Mr Shah views Malaysia’s interest in deepening trade ties with Kenya as an opportunity to grow the edible oils sector, which has stagnated, according to government data.
“The opportunity for us in Africa is that they have run out of land. We could look at it and say, how do we establish plantations not only in Kenya but across East Africa? We have already demonstrated this as a company—we have plantations in Uganda,” said Mr. Shah.
Theventharan Batumalai, Regional Manager of the Malaysian Palm Oil Council (MPOC) for sub-Saharan Africa, emphasised Kenya’s significance as a market for Malaysia.
“In 2024, Kenya was the fourth-largest importer of Malaysian palm oil. This year, it is the second-largest trading partner for Malaysia in the palm oil sector,” he said.
He noted that Kenya’s manufacturing sector holds great promise, offering opportunities for collaboration as Malaysia looks to expand its market beyond Kenyan borders.
“We see Kenya as a potential gateway to the East African Community. The country has a lot of potential as a manufacturing-driven economy and is one of the most advanced in the African market,” he added.
Collins Marangu, Kenya’s Agriculture Secretary, stated that palm oil is one of the key crops in the government’s plan to revive the once-booming edible oils sector. Other crops under focus include canola and sunflower.

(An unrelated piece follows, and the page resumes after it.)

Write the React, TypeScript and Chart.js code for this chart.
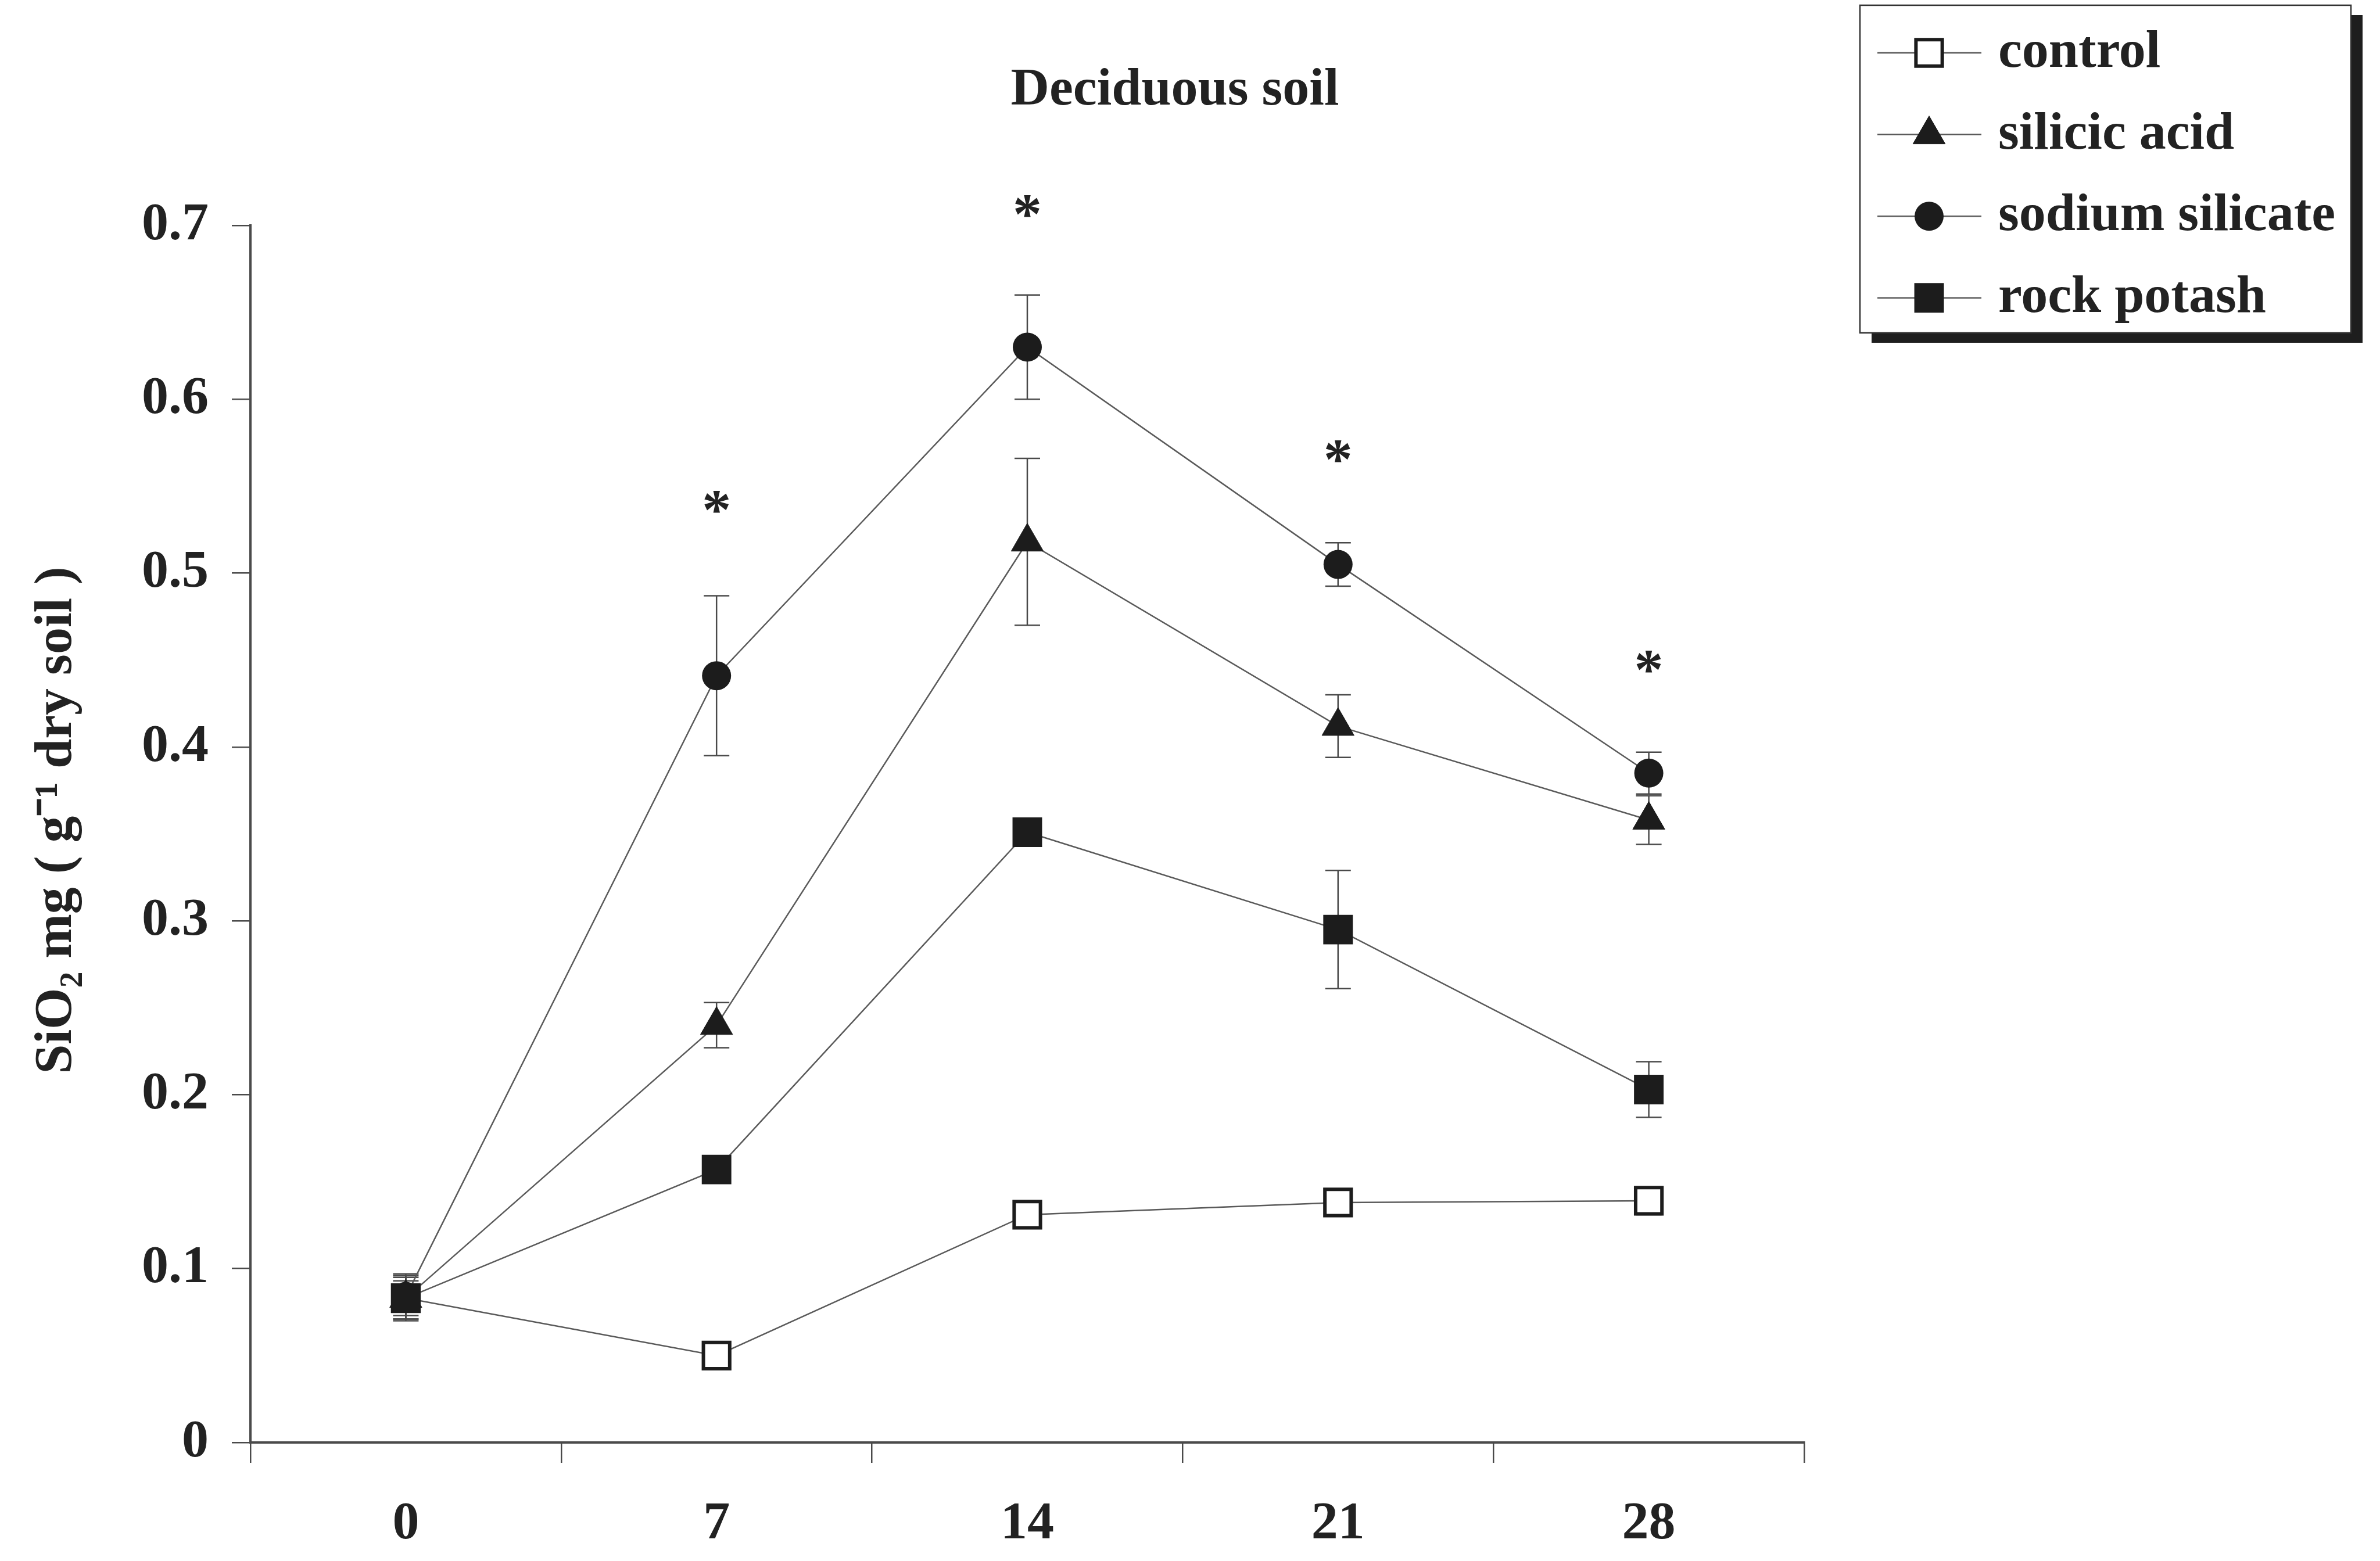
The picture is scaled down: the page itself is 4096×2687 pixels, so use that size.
import React, { useEffect, useRef } from 'react';
import { Chart, registerables } from 'chart.js';

Chart.register(...registerables);

// ---------- data ----------
const days = ['0', '7', '14', '21', '28'];
const yTickLabels = ['0', '0.1', '0.2', '0.3', '0.4', '0.5', '0.6', '0.7'];
const seriesNames = ['control', 'silicic acid', 'sodium silicate', 'rock potash'];

const controlValues = [0.083, 0.05, 0.131, 0.138, 0.139];
const controlErrors = [0.012, 0.008, 0.006, 0.006, 0.008];
const silicicValues = [0.083, 0.24, 0.518, 0.412, 0.358];
const silicicErrors = [0.010, 0.013, 0.048, 0.018, 0.014];
const sodiumValues = [0.084, 0.441, 0.63, 0.505, 0.385];
const sodiumErrors = [0.013, 0.046, 0.03, 0.0125, 0.012];
const potashValues = [0.083, 0.157, 0.351, 0.295, 0.203];
const potashErrors = [0.013, 0.006, 0.006, 0.034, 0.016];

// y value (data units) of the significance asterisks; null = none
const significanceMarkY = [null, 0.541, 0.711, 0.570, 0.449];

const chartTitle = 'Deciduous soil';
const yAxisTitle = 'SiO\u2082 mg ( g\u207B\u00B9 dry soil )';

// ---------- styles ----------
const FONT = "'Liberation Serif', 'Times New Roman', serif";
const FONT_SIZE = 92;
const TEXT = '#222222';
const AXIS = '#4a4a4a';
const LINE = '#5a5a5a';
const MARK = '#1c1c1c';

const markerStyles = ['openRect', 'triangle', 'circle', 'rect'];
const R_CIRCLE = 25;
const R_TRI = 32;
const R_RECT = 36;
const R_OPEN = 32;
const OPEN_BW = 6;

function drawMarker(ctx: CanvasRenderingContext2D, style: string, x: number, y: number) {
  ctx.save();
  ctx.fillStyle = MARK;
  ctx.strokeStyle = MARK;
  ctx.lineWidth = 1;
  ctx.beginPath();
  if (style === 'circle') {
    ctx.arc(x, y, R_CIRCLE, 0, Math.PI * 2);
    ctx.fill();
  } else if (style === 'triangle') {
    const r = R_TRI;
    ctx.moveTo(x, y - r);
    ctx.lineTo(x + r * Math.sin((2 * Math.PI) / 3), y - r * Math.cos((2 * Math.PI) / 3));
    ctx.lineTo(x + r * Math.sin((4 * Math.PI) / 3), y - r * Math.cos((4 * Math.PI) / 3));
    ctx.closePath();
    ctx.fill();
    ctx.stroke();
  } else if (style === 'rect') {
    const s = R_RECT * Math.SQRT1_2;
    ctx.rect(x - s, y - s, 2 * s, 2 * s);
    ctx.fill();
  } else {
    const s = R_OPEN * Math.SQRT1_2;
    ctx.rect(x - s, y - s, 2 * s, 2 * s);
    ctx.fillStyle = '#ffffff';
    ctx.fill();
    ctx.lineWidth = OPEN_BW;
    ctx.stroke();
  }
  ctx.restore();
}

const seriesValues = [controlValues, silicicValues, sodiumValues, potashValues];
const seriesErrors = [controlErrors, silicicErrors, sodiumErrors, potashErrors];

const annotationsPlugin = {
  id: 'annotations',
  beforeDatasetsDraw(chart: any) {
    const ctx: CanvasRenderingContext2D = chart.ctx;
    const yScale = chart.scales.y;
    ctx.save();
    ctx.strokeStyle = AXIS;
    ctx.lineWidth = 2.5;
    seriesValues.forEach((vals, d) => {
      const meta = chart.getDatasetMeta(d);
      vals.forEach((v, i) => {
        const e = seriesErrors[d][i];
        if (!e) return;
        const x = meta.data[i].x;
        const yt = yScale.getPixelForValue(v + e);
        const yb = yScale.getPixelForValue(v - e);
        ctx.beginPath();
        ctx.moveTo(x, yt);
        ctx.lineTo(x, yb);
        ctx.moveTo(x - 22, yt);
        ctx.lineTo(x + 22, yt);
        ctx.moveTo(x - 22, yb);
        ctx.lineTo(x + 22, yb);
        ctx.stroke();
      });
    });
    ctx.restore();
  },
  afterDraw(chart: any) {
    const ctx: CanvasRenderingContext2D = chart.ctx;
    const xScale = chart.scales.x;
    const yScale = chart.scales.y;
    ctx.save();
    ctx.fillStyle = TEXT;

    // title
    ctx.font = `bold ${FONT_SIZE}px ${FONT}`;
    ctx.textAlign = 'center';
    ctx.textBaseline = 'alphabetic';
    ctx.fillText(chartTitle, 2022, 180);

    // y axis title
    ctx.save();
    ctx.translate(122, 1412);
    ctx.rotate(-Math.PI / 2);
    ctx.textAlign = 'center';
    ctx.fillText(yAxisTitle, 0, 0);
    ctx.restore();

    // significance asterisks
    ctx.font = `bold 100px ${FONT}`;
    ctx.textAlign = 'center';
    const m = ctx.measureText('*');
    const off = (m.actualBoundingBoxAscent - m.actualBoundingBoxDescent) / 2;
    significanceMarkY.forEach((v, i) => {
      if (v == null) return;
      const x = xScale.getPixelForValue(i);
      const y = yScale.getPixelForValue(v);
      ctx.fillText('*', x, y + off);
    });

    // legend box with shadow
    const bx = 3201, by = 9, bw = 845, bh = 564;
    ctx.fillStyle = '#1e1e1e';
    ctx.fillRect(bx + 20, by + 17, bw, bh);
    ctx.fillStyle = '#ffffff';
    ctx.fillRect(bx, by, bw, bh);
    ctx.strokeStyle = '#333333';
    ctx.lineWidth = 2.5;
    ctx.strokeRect(bx, by, bw, bh);

    ctx.font = `bold ${FONT_SIZE}px ${FONT}`;
    ctx.textAlign = 'left';
    ctx.textBaseline = 'alphabetic';
    seriesNames.forEach((name, i) => {
      const y = 91 + i * 140.6;
      ctx.strokeStyle = LINE;
      ctx.lineWidth = 2.5;
      ctx.beginPath();
      ctx.moveTo(3231, y);
      ctx.lineTo(3410, y);
      ctx.stroke();
      drawMarker(ctx, markerStyles[i], 3320, y);
      ctx.fillStyle = TEXT;
      ctx.fillText(name, 3439, y + 24);
    });
    ctx.restore();
  },
};

function makeDataset(i: number) {
  const style = markerStyles[i];
  const base: any = {
    label: seriesNames[i],
    data: seriesValues[i],
    borderColor: LINE,
    borderWidth: 2.5,
    tension: 0,
    fill: false,
    pointBackgroundColor: MARK,
    pointBorderColor: MARK,
    pointBorderWidth: 1,
    pointHoverRadius: 0,
    clip: false,
  };
  if (style === 'openRect') {
    base.pointStyle = 'rect';
    base.pointRadius = R_OPEN;
    base.pointBackgroundColor = '#ffffff';
    base.pointBorderWidth = OPEN_BW;
    base.order = 4;
  } else if (style === 'triangle') {
    base.pointStyle = 'triangle';
    base.pointRadius = R_TRI;
    base.order = 3;
  } else if (style === 'circle') {
    base.pointStyle = 'circle';
    base.pointRadius = R_CIRCLE;
    base.pointBorderWidth = 0;
    base.order = 2;
  } else {
    base.pointStyle = 'rect';
    base.pointRadius = R_RECT;
    base.pointBorderWidth = 0;
    base.order = 1;
  }
  return base;
}

export default function App() {
  const ref = useRef<HTMLCanvasElement>(null);
  useEffect(() => {
    document.body.style.margin = '0';
    const tickFont = { family: FONT, size: FONT_SIZE, weight: 'bold' as const };
    const chart = new Chart(ref.current as HTMLCanvasElement, {
      type: 'line',
      data: {
        labels: days,
        datasets: seriesNames.map((_, i) => makeDataset(i)),
      },
      options: {
        responsive: false,
        animation: false,
        devicePixelRatio: 1,
        layout: { padding: { top: 388, right: 991, bottom: 0, left: 0 } },
        plugins: {
          legend: { display: false },
          tooltip: { enabled: false },
          title: { display: false },
        },
        events: [],
        scales: {
          x: {
            type: 'category',
            offset: true,
            grid: {
              display: true,
              offset: true,
              drawOnChartArea: false,
              drawTicks: true,
              tickLength: 35,
              color: AXIS,
              lineWidth: 2.5,
            },
            border: { display: true, color: AXIS, width: 4 },
            ticks: {
              font: tickFont,
              color: TEXT,
              padding: 51,
              maxRotation: 0,
              autoSkip: false,
            },
            afterFit: (s: any) => {
              s.height = 204;
            },
          },
          y: {
            min: 0,
            max: 0.7,
            grid: {
              display: true,
              drawOnChartArea: false,
              drawTicks: true,
              tickLength: 32,
              color: AXIS,
              lineWidth: 2.5,
            },
            border: { display: true, color: AXIS, width: 4 },
            ticks: {
              stepSize: 0.1,
              font: tickFont,
              color: TEXT,
              padding: 40,
              callback: (v: any) => yTickLabels[Math.round(Number(v) * 10)],
            },
            afterFit: (s: any) => {
              s.width = 431;
            },
          },
        },
      },
      plugins: [annotationsPlugin],
    });
    return () => chart.destroy();
  }, []);
  return (
    <div style={{ position: 'absolute', left: 0, top: 0, width: 4096, height: 2687, background: '#ffffff' }}>
      <canvas ref={ref} width={4096} height={2687} style={{ display: 'block', width: 4096, height: 2687 }} />
    </div>
  );
}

He pointed out that the current supply of edible oil crops is unsustainable due to seasonality challenges. “Processing industries require a continuous supply of raw materials, which is a challenge given Kenya’s heavy reliance on imported oil products such as sunflower, coconut, and canola,” said Mr Marangu, whose speech was read on his behalf.
In 2023, Kenya imported 798,580 tonnes of edible oils valued at Sh102 billion.
Annually, the country imports crude palm oil worth Sh130 billion.
“Crude palm oil from Asian countries accounts for the majority of the import volume and value, with approximately 95 per cent coming from Malaysia and Indonesia,” he said.
Mr Marangu highlighted that Kenya has significant potential for palm oil cultivation in select counties, including Lamu, Kwale, Tana River, Taita Taveta, Homa Bay, Migori, Kisumu, and Busia.
This can be achieved through both outgrower schemes and large-scale plantations. “According to our data, Kenya currently has about 130,000 palm trees, producing approximately 13.7 million tonnes of fresh crude, which is processed to extract oil,” he noted.